(Stored items from a collection)
-- BEGIN --
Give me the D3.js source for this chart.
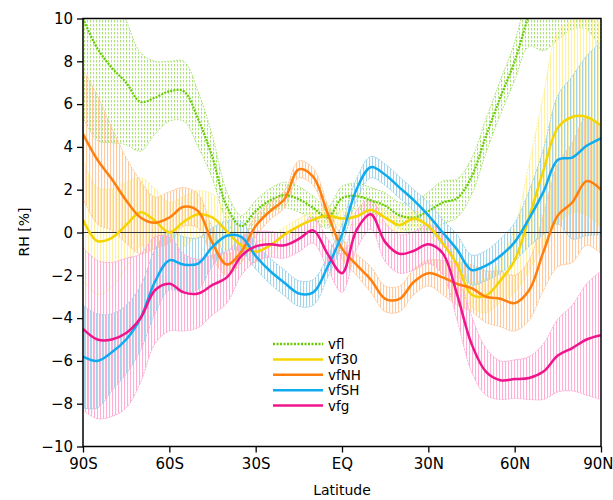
<!DOCTYPE html>
<html><head><meta charset="utf-8">
<script src="https://cdn.jsdelivr.net/npm/d3@7"></script>
<style>body{margin:0;background:#fff} svg{display:block}</style>
</head><body>
<svg id="c" width="613" height="500"></svg>
<script>
// ---------------- data ----------------
const lats = d3.range(-90, 91, 5);
const xTickValues = [-90, -60, -30, 0, 30, 60, 90];
const xTickLabels = ["90S", "60S", "30S", "EQ", "30N", "60N", "90N"];
const yTickValues = [-10, -8, -6, -4, -2, 0, 2, 4, 6, 8, 10];
const seriesNames = ["vfl", "vf30", "vfNH", "vfSH", "vfg"];

const vfl     = [10.0, 8.6, 7.7, 7.0, 6.1, 6.3, 6.6, 6.6, 5.3, 3.5, 1.2, 0.3, 1.0, 1.5, 1.75, 1.55, 1.15, 0.7, 1.6, 1.7, 1.5, 1.25, 0.8, 0.7, 1.0, 1.4, 1.6, 2.6, 4.5, 6.3, 8.0, 10.2, 12.0, 13.0, 13.5, 13.5, 13.0];
const vflErr  = [4.6, 4.3, 3.5, 2.9, 2.3, 1.7, 1.4, 1.4, 1.3, 1.0, 0.7, 0.5, 0.5, 0.55, 0.6, 0.6, 0.55, 0.5, 0.55, 0.6, 0.6, 0.6, 0.6, 0.7, 0.9, 1.0, 0.9, 0.85, 0.8, 0.8, 0.9, 1.5, 3.5, 4.0, 4.0, 4.0, 4.5];

const vf30    = [0.6, -0.4, -0.25, 0.35, 0.95, 0.55, 0.0, 0.5, 0.85, 0.7, 0.05, -0.6, -0.9, -0.6, -0.1, 0.3, 0.6, 0.8, 0.65, 0.75, 1.05, 0.7, 0.35, 0.65, 0.3, -0.5, -1.5, -2.9, -2.95, -2.25, -1.3, 0.7, 2.9, 4.9, 5.4, 5.4, 5.0];
const vf30Err = [2.8, 2.5, 2.3, 2.0, 1.6, 1.5, 1.4, 1.2, 1.1, 1.1, 0.9, 0.7, 0.5, 0.4, 0.35, 0.35, 0.35, 0.35, 0.35, 0.35, 0.35, 0.35, 0.35, 0.35, 0.35, 0.5, 0.6, 0.6, 0.8, 1.0, 1.5, 2.5, 3.5, 4.5, 4.5, 4.6, 4.8];

const vfNH    = [4.6, 3.4, 2.5, 1.5, 0.7, 0.45, 0.7, 1.2, 1.0, -0.5, -1.5, -0.9, 0.3, 1.0, 1.55, 2.95, 2.6, 0.9, -0.75, -1.5, -2.2, -3.1, -3.1, -2.3, -1.9, -2.1, -2.4, -2.6, -3.0, -3.1, -3.3, -2.7, -0.9, 0.8, 1.4, 2.4, 2.0];
const vfNHErr = [3.0, 3.0, 2.4, 2.0, 1.7, 1.2, 1.2, 0.9, 0.8, 0.7, 0.5, 0.5, 0.5, 0.4, 0.4, 0.4, 0.4, 0.4, 0.5, 0.5, 0.6, 0.6, 0.6, 0.6, 0.6, 0.8, 1.0, 1.1, 1.2, 1.3, 1.3, 1.4, 1.8, 2.4, 2.8, 3.0, 3.0];

const vfSH    = [-5.8, -6.0, -5.6, -5.0, -4.0, -2.3, -1.3, -1.5, -1.45, -0.67, -0.15, -0.2, -1.1, -1.8, -2.35, -2.85, -2.8, -1.6, -0.1, 2.0, 3.05, 2.7, 2.1, 1.5, 0.8, 0.0, -0.8, -1.75, -1.55, -1.1, -0.45, 0.65, 1.9, 3.4, 3.5, 4.05, 4.4];
const vfSHErr = [2.4, 2.2, 1.8, 1.6, 1.5, 1.5, 1.4, 1.3, 1.2, 0.9, 0.7, 0.7, 0.6, 0.6, 0.6, 0.6, 0.6, 0.5, 0.5, 0.5, 0.5, 0.5, 0.5, 0.5, 0.6, 0.6, 0.7, 0.7, 0.7, 0.8, 0.9, 1.3, 2.0, 3.0, 3.8, 4.2, 4.5];

const vfg     = [-4.5, -5.0, -5.0, -4.7, -4.0, -2.7, -2.4, -2.8, -2.85, -2.45, -2.1, -1.1, -0.65, -0.55, -0.6, -0.3, 0.1, -1.0, -1.9, 0.1, 0.85, -0.45, -1.0, -0.85, -0.55, -0.97, -2.9, -5.2, -6.5, -6.9, -6.85, -6.8, -6.5, -5.75, -5.4, -5.0, -4.8];
const vfgErr  = [3.8, 3.7, 3.6, 3.5, 3.0, 2.5, 2.2, 1.8, 1.6, 1.4, 1.2, 0.9, 0.7, 0.6, 0.6, 0.6, 0.6, 0.7, 0.9, 0.9, 0.7, 0.9, 0.9, 0.9, 0.9, 1.0, 1.2, 1.3, 1.1, 0.9, 0.9, 1.0, 1.3, 1.7, 2.0, 2.6, 3.0];

const lineColors = ["#66cc00", "#f5d400", "#ff7f0e", "#10aaee", "#f0148c"];
const bandColors = ["#a8e070", "#fff09a", "#ffc79a", "#9fd2e8", "#ffaad4"];

// ---------------- layout ----------------
const svg = d3.select("#c");
const L = 83, R = 601, T = 18.5, B = 446.5;
const x = d3.scaleLinear().domain([-90, 90]).range([L, R]);
const y = d3.scaleLinear().domain([-10, 10]).range([B, T]);
const font = "'DejaVu Sans', sans-serif";

const series = [
  {name: seriesNames[0], mean: vfl,  err: vflErr,  dotted: true},
  {name: seriesNames[1], mean: vf30, err: vf30Err},
  {name: seriesNames[2], mean: vfNH, err: vfNHErr},
  {name: seriesNames[3], mean: vfSH, err: vfSHErr},
  {name: seriesNames[4], mean: vfg,  err: vfgErr}
];
series.forEach((s, i) => { s.color = lineColors[i]; s.band = bandColors[i]; });

const defs = svg.append("defs");
defs.append("clipPath").attr("id", "clip").append("rect")
  .attr("x", L).attr("y", T).attr("width", R - L).attr("height", B - T);

series.forEach((s, i) => {
  const p = defs.append("pattern").attr("id", "pat" + i)
    .attr("patternUnits", "userSpaceOnUse")
    .attr("x", i % 3).attr("width", 3).attr("height", s.dotted ? 4 : 10);
  p.append("rect").attr("x", 0).attr("y", 0).attr("width", 1.1)
    .attr("height", s.dotted ? 2.5 : 10).attr("fill", s.band);
});

const plot = svg.append("g").attr("clip-path", "url(#clip)");

const area = d3.area()
  .x((d, i) => x(lats[i]))
  .y0(d => y(d[0] - d[1]))
  .y1(d => y(d[0] + d[1]))
  .curve(d3.curveCatmullRom);
const edgeHi = d3.line().x((d, i) => x(lats[i])).y(d => y(d[0] + d[1])).curve(d3.curveCatmullRom);
const edgeLo = d3.line().x((d, i) => x(lats[i])).y(d => y(d[0] - d[1])).curve(d3.curveCatmullRom);

// bands
series.forEach((s, i) => {
  const pts = s.mean.map((m, k) => [m, s.err[k]]);
  plot.append("path").datum(pts).attr("d", area)
    .attr("fill", `url(#pat${i})`).attr("opacity", 0.95);
  [edgeHi, edgeLo].forEach(g => {
    plot.append("path").datum(pts).attr("d", g)
      .attr("fill", "none").attr("stroke", s.band).attr("stroke-width", 1)
      .attr("stroke-dasharray", s.dotted ? "1.5,1.5" : "2,1");
  });
});

// zero line
plot.append("line").attr("x1", L).attr("x2", R).attr("y1", y(0)).attr("y2", y(0))
  .attr("stroke", "#333").attr("stroke-width", 1);

// mean lines
const line = d3.line().x((d, i) => x(lats[i])).y(d => y(d)).curve(d3.curveCatmullRom);
series.forEach(s => {
  plot.append("path").datum(s.mean).attr("d", line)
    .attr("fill", "none").attr("stroke", s.color)
    .attr("stroke-width", s.dotted ? 2.2 : 2.5)
    .attr("stroke-dasharray", s.dotted ? "2,1.2" : null)
    .attr("stroke-linejoin", "round");
});

// frame
svg.append("rect").attr("x", L).attr("y", T).attr("width", R - L).attr("height", B - T)
  .attr("fill", "none").attr("stroke", "#000").attr("stroke-width", 1.5);

// axes
const yAxis = d3.axisLeft(y).tickValues(yTickValues).tickSize(6).tickPadding(4)
  .tickFormat(d => d < 0 ? "\u2212" + Math.abs(d) : String(d));
const gy = svg.append("g").attr("transform", `translate(${L},0)`).call(yAxis);
gy.select(".domain").remove();
gy.selectAll("line").attr("stroke", "#000").attr("stroke-width", 1.3);
gy.selectAll("text").attr("font-family", font).attr("font-size", 15).attr("fill", "#000");

const xAxis = d3.axisBottom(x).tickValues(xTickValues).tickSize(6).tickPadding(6)
  .tickFormat((d, i) => xTickLabels[i]);
const gx = svg.append("g").attr("transform", `translate(0,${B})`).call(xAxis);
gx.select(".domain").remove();
gx.selectAll("line").attr("stroke", "#000").attr("stroke-width", 1.3);
gx.selectAll("text").attr("font-family", font).attr("font-size", 15).attr("fill", "#000");
gx.selectAll("text").filter(d => d === 90).attr("text-anchor", "end").attr("dx", 12);

// axis titles
svg.append("text").attr("x", 342).attr("y", 495).attr("text-anchor", "middle")
  .attr("font-family", font).attr("font-size", 14).text("Latitude");
svg.append("text").attr("transform", "translate(29,232) rotate(-90)")
  .attr("text-anchor", "middle").attr("font-family", font).attr("font-size", 14).text("RH [%]");

// legend
const leg = svg.append("g").attr("transform", "translate(273,344)");
series.forEach((s, i) => {
  const gy0 = i * 15.4;
  leg.append("line").attr("x1", 0).attr("x2", 50).attr("y1", gy0).attr("y2", gy0)
    .attr("stroke", s.color).attr("stroke-width", 2.5)
    .attr("stroke-dasharray", s.dotted ? "2,1.5" : null);
  leg.append("text").attr("x", 55).attr("y", gy0 + 5).attr("font-family", font)
    .attr("font-size", 13.5).text(s.name);
});
</script>
</body></html>
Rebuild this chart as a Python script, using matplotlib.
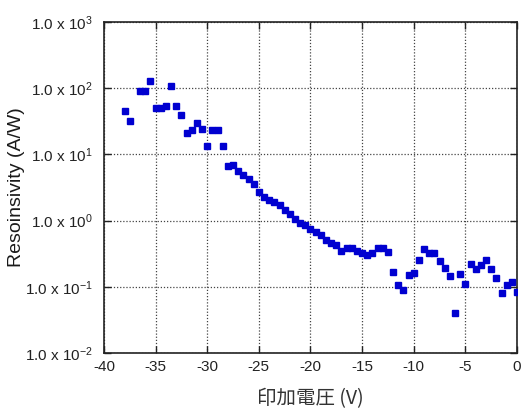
import numpy as np
import matplotlib
matplotlib.use("Agg")
import matplotlib.pyplot as plt

plt.rcParams['font.family'] = ['Liberation Sans', 'DejaVu Sans']
plt.rcParams['mathtext.fontset'] = 'custom'
plt.rcParams['mathtext.rm'] = 'Liberation Sans'
plt.rcParams['mathtext.it'] = 'Liberation Sans'

# applied voltage (V) and responsivity (A/W)
voltage = [-38.0, -37.5, -36.5, -36.0, -35.5, -35.0, -34.5, -34.0, -33.5, -33.0,
           -32.5, -32.0, -31.5, -31.0, -30.5, -30.0, -29.5, -29.0, -28.5, -28.0,
           -27.5, -27.0, -26.5, -26.0, -25.5, -25.0, -24.5, -24.0, -23.5, -23.0,
           -22.5, -22.0, -21.5, -21.0, -20.5, -20.0, -19.5, -19.0, -18.5, -18.0,
           -17.5, -17.0, -16.5, -16.0, -15.5, -15.0, -14.5, -14.0, -13.5, -13.0,
           -12.5, -12.0, -11.5, -11.0, -10.5, -10.0, -9.5, -9.0, -8.5, -8.0,
           -7.5, -7.0, -6.5, -6.0, -5.5, -5.0, -4.5, -4.0, -3.5, -3.0,
           -2.5, -2.0, -1.5, -1.0, -0.5, 0.0]
responsivity = [45.7, 31.9, 89.8, 89.8, 128.5, 49.7, 49.7, 53.8, 107.0, 53.8,
                39.4, 21.3, 23.4, 29.5, 24.2, 13.3, 23.1, 23.1, 13.3, 6.68,
                6.99, 5.71, 4.89, 4.30, 3.53, 2.69, 2.27, 2.03, 1.93, 1.73,
                1.47, 1.25, 1.06, 0.914, 0.873, 0.746, 0.665, 0.616, 0.518, 0.463,
                0.425, 0.351, 0.392, 0.379, 0.347, 0.324, 0.302, 0.327, 0.382, 0.382,
                0.336, 0.170, 0.106, 0.0901, 0.151, 0.163, 0.251, 0.377, 0.321, 0.321,
                0.244, 0.190, 0.146, 0.0402, 0.157, 0.110, 0.219, 0.184, 0.216, 0.254,
                0.184, 0.134, 0.0798, 0.105, 0.118, 0.0834]

xticks = [-40, -35, -30, -25, -20, -15, -10, -5, 0]
yticks = [1e-2, 1e-1, 1e0, 1e1, 1e2, 1e3]
ytick_labels = [r'1.0 x 10$^{-2}$', r'1.0 x 10$^{-1}$', r'1.0 x 10$^{0}$',
                r'1.0 x 10$^{1}$', r'1.0 x 10$^{2}$', r'1.0 x 10$^{3}$']

fig = plt.figure(figsize=(5.21, 4.12), dpi=100)
ax = fig.add_axes([0.1996, 0.1432, 0.7927, 0.8034])

ax.plot(voltage, responsivity, linestyle='', marker='s', markersize=5,
        color='#0000d0', markeredgecolor='#0000d0', zorder=3)

ax.set_yscale('log')
ax.set_xlim(-40, 0)
ax.set_ylim(1e-2, 1e3)
ax.set_xticks(xticks)
ax.set_xticklabels([str(t) for t in xticks])
ax.set_yticks(yticks)
ax.set_yticklabels(ytick_labels)
ax.minorticks_off()

ax.tick_params(which='major', direction='in', length=5, width=1,
               top=True, right=True, labelsize=11, colors='#222222')
ax.tick_params(axis='y', pad=8)
ax.tick_params(axis='x', pad=5)

ax.grid(True, which='major', linestyle=(0, (1, 1.5)), color='#444444', linewidth=0.9)
for s in ax.spines.values():
    s.set_linewidth(1.2)
    s.set_color('#222222')

ax.set_ylabel('Resoinsivity (A/W)', fontsize=14, color='#1a1a1a')
ax.yaxis.set_label_coords(-0.192, 0.5)
ax.set_xlabel('印加電圧 (V)', fontsize=14, labelpad=10, color='#333333',
              family=['Noto Sans CJK JP', 'DejaVu Sans'])

fig.savefig('out.png', dpi=100)
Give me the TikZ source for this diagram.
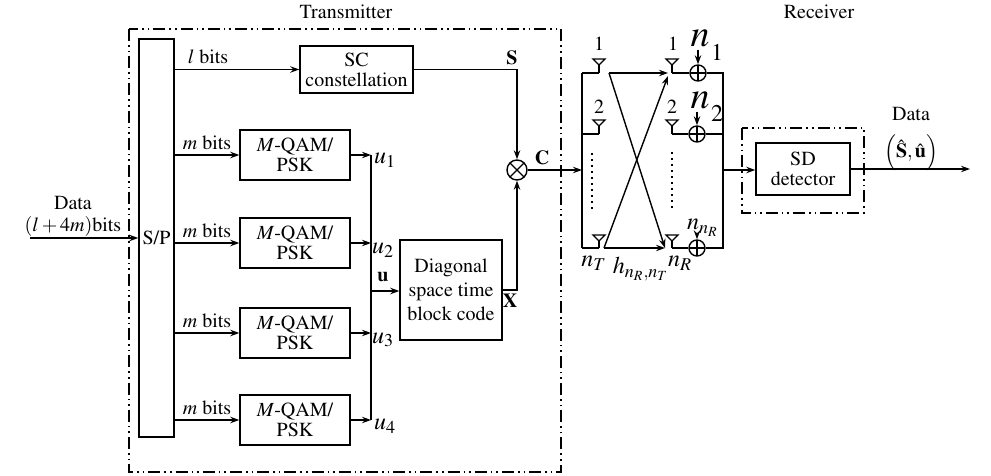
\documentclass[tikz,border=0pt]{standalone}
\usepackage[T1]{fontenc}
\usepackage{mathptmx}
\usetikzlibrary{arrows.meta}
\tikzset{
  blk/.style={draw, align=center, inner sep=1pt, font=\normalsize},
  dd/.style={dash pattern=on 6pt off 2pt on 0.8pt off 2pt on 0.8pt off 2pt, line width=0.7pt},
  lbl/.style={inner sep=0pt},
  arr/.style={-{Stealth[length=4.5pt,width=3.2pt]}},
  sumc/.style={draw, circle, minimum size=8pt, inner sep=0pt,
    path picture={\draw[line width=0.6pt] (path picture bounding box.north) -- (path picture bounding box.south)
      (path picture bounding box.west) -- (path picture bounding box.east);}},
  mulc/.style={draw, circle, minimum size=10pt, inner sep=0pt,
    path picture={\draw[line width=0.6pt] (path picture bounding box.north west) -- (path picture bounding box.south east)
      (path picture bounding box.south west) -- (path picture bounding box.north east);}}
}
\newcommand\antsym[3]{%
  \draw (#1-6,#2) -- (#1+6,#2) -- (#1,#2+6) -- cycle;
  \draw (#1,#2+6) -- (#1,#3);}
\begin{document}
\begin{tikzpicture}[x=0.5pt,y=-0.5pt,line width=0.7pt]
\useasboundingbox (0,0) rectangle (991,476);

% Transmitter box
\draw[dd] (129,29) rectangle (561,472);
\node[lbl] (txl) at (346,12) {Transmitter};
% Receiver box
\draw[dd] (742,128) rectangle (864,213);
\node[lbl] (rxl) at (819,12) {Receiver};

% blocks
\node[blk, minimum width=17.5pt, minimum height=199pt] (sp) at (156.5,238) {S/P};
\node[blk, minimum width=56.5pt, minimum height=23.5pt] (sc) at (356.5,69.5) {SC\\[-2pt]constellation};
\node[blk, minimum width=55pt, minimum height=25pt] (q1) at (295,155) {$M$-QAM/\\[-2pt]PSK};
\node[blk, minimum width=55pt, minimum height=25pt] (q2) at (295,243) {$M$-QAM/\\[-2pt]PSK};
\node[blk, minimum width=55pt, minimum height=25pt] (q3) at (295,333) {$M$-QAM/\\[-2pt]PSK};
\node[blk, minimum width=55pt, minimum height=25pt] (q4) at (295,420) {$M$-QAM/\\[-2pt]PSK};
\node[blk, minimum width=51pt, minimum height=50pt] (dst) at (451,290) {Diagonal\\[0pt]space time\\[0pt]block code};
\node[mulc] (mul) at (517,170) {};
\node[blk, minimum width=47pt, minimum height=26pt] (sd) at (803,169) {SD\\[-2pt]detector};

% input
\coordinate (din) at (30,238);
\draw[arr] (din) -- (sp.west |- din);
\node[lbl] (dl1) at (73,203) {Data};
\node[lbl] (dl2) at (73,226) {$(l+4m)$bits};

% S/P outputs
\draw[arr] (sp.east |- sc) -- (sc.west);
\draw[arr] (sp.east |- q1) -- (q1.west);
\draw[arr] (sp.east |- q2) -- (q2.west);
\draw[arr] (sp.east |- q3) -- (q3.west);
\draw[arr] (sp.east |- q4) -- (q4.west);
\node[lbl] (lb) at (208,57) {$l$ bits};
\node[lbl] (mb1) at (207,143) {$m$ bits};
\node[lbl] (mb2) at (207,231) {$m$ bits};
\node[lbl] (mb3) at (207,321) {$m$ bits};
\node[lbl] (mb4) at (207,408) {$m$ bits};

% bus
\coordinate (bt) at (371,155);
\coordinate (bb) at (371,420);
\draw[arr] (q1.east) -- (bt);
\draw[arr] (q2.east) -- (371,243);
\draw[arr] (q3.east) -- (371,333);
\draw[arr] (q4.east) -- (bb);
\draw (bt) -- (bb);
\draw[arr] (371,291) -- (dst.west |- 0,291);
\node[lbl] (u1) at (385,160) {\large $u_1$};
\node[lbl] (u2) at (383,250) {\large $u_2$};
\node[lbl] (u3) at (383,340) {\large $u_3$};
\node[lbl] (u4) at (385,426) {\large $u_4$};
\node[lbl] (ub) at (383,277) {$\mathbf{u}$};

% S, X, C
\coordinate (sc2) at (517,69.5);
\draw[arr] (sc.east) -- (sc2) -- (mul.north);
\coordinate (xc) at (517,290);
\draw[arr] (dst.east |- xc) -- (xc) -- (mul.south);
\node[lbl] (sl) at (512,58) {$\mathbf{S}$};
\node[lbl] (xl) at (510,301) {$\mathbf{X}$};
\node[lbl] (cl) at (542,158) {$\mathbf{C}$};
\coordinate (tx) at (582,170);
\draw[arr] (mul.east) -- (tx);

% transmit antennas
\draw (582,73) -- (582,248);
\draw (582,73) -- (599,73);
\draw (582,134) -- (599,134);
\draw (582,248) -- (599,248);
\antsym{599}{59}{73}
\antsym{599}{120}{134}
\antsym{599}{235}{248}
\draw[dotted, line width=1pt] (592,153) -- (592,212);
\node[lbl] (t1) at (599,44) {1};
\node[lbl] (t2) at (599,107) {2};
\node[lbl] (tn) at (594,263) {\large $n_T$};

% receive antennas
\antsym{672}{59}{73}
\antsym{672}{120}{134}
\antsym{672}{235}{248}
\draw[dotted, line width=1pt] (672,152) -- (672,210);
\node[lbl] (r1) at (673,44) {1};
\node[lbl] (r2) at (672,107) {2};
\node[lbl] (rn) at (680,263) {\large $n_R$};

\node[sumc] (a1) at (698,73) {};
\node[sumc] (a2) at (697,134) {};
\node[sumc] (a3) at (697,248) {};
\draw (672,73) -- (a1.west);
\draw (672,134) -- (a2.west);
\draw (672,248) -- (a3.west);
\coordinate (rt) at (723,73);
\coordinate (rb) at (723,248);
\draw (a1.east) -- (rt) -- (rb) -- (a3.east);
\draw (a2.east) -- (723,134);

% noise
\node[lbl] (nn1) at (700,38) {\fontsize{19}{19}\selectfont $n$};
\node[lbl] (ns1) at (717,52) {\large 1};
\node[lbl] (nn2) at (700,100) {\fontsize{19}{19}\selectfont $n$};
\node[lbl] (ns2) at (717,113) {\large 2};
\node[lbl] (nnr) at (703,228) {\large $n_{n_R}$};
\draw[arr] (698,50) -- (a1.north);
\draw[arr] (697,112) -- (a2.north);
\draw[arr] (697,234) -- (a3.north);

% channel
\coordinate (c1) at (609,73);
\coordinate (c2) at (604,248);
\coordinate (d1) at (668,73);
\coordinate (d2) at (665,248);
\draw[arr] (c1) -- (d1);
\draw[arr] (c1) -- (d2);
\draw[arr] (c2) -- (d2);
\draw[arr] (c2) -- (668,76);
\node[lbl] (hl) at (641,269) {\large $h_{n_R,n_T}$};

% receiver
\draw[arr] (723,170) -- (sd.west |- 0,170);
\coordinate (dout) at (970,169);
\draw[arr] (sd.east) -- (dout);
\node[lbl] (do1) at (911,114) {Data};
\node[lbl] (do2) at (911,153) {$\Bigl(\hat{\mathbf{S}},\hat{\mathbf{u}}\Bigr)$};
\end{tikzpicture}
\end{document}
-- END --
**What you are asked to do**
Give again the lines from "Give me the TikZ source for this diagram." to "(0,0) rectangle (991,476);" exactly, both of those lines included, and do not include any pictures.

**Result below**
Give me the TikZ source for this diagram.
\documentclass[tikz,border=0pt]{standalone}
\usepackage[T1]{fontenc}
\usepackage{mathptmx}
\usetikzlibrary{arrows.meta}
\tikzset{
  blk/.style={draw, align=center, inner sep=1pt, font=\normalsize},
  dd/.style={dash pattern=on 6pt off 2pt on 0.8pt off 2pt on 0.8pt off 2pt, line width=0.7pt},
  lbl/.style={inner sep=0pt},
  arr/.style={-{Stealth[length=4.5pt,width=3.2pt]}},
  sumc/.style={draw, circle, minimum size=8pt, inner sep=0pt,
    path picture={\draw[line width=0.6pt] (path picture bounding box.north) -- (path picture bounding box.south)
      (path picture bounding box.west) -- (path picture bounding box.east);}},
  mulc/.style={draw, circle, minimum size=10pt, inner sep=0pt,
    path picture={\draw[line width=0.6pt] (path picture bounding box.north west) -- (path picture bounding box.south east)
      (path picture bounding box.south west) -- (path picture bounding box.north east);}}
}
\newcommand\antsym[3]{%
  \draw (#1-6,#2) -- (#1+6,#2) -- (#1,#2+6) -- cycle;
  \draw (#1,#2+6) -- (#1,#3);}
\begin{document}
\begin{tikzpicture}[x=0.5pt,y=-0.5pt,line width=0.7pt]
\useasboundingbox (0,0) rectangle (991,476);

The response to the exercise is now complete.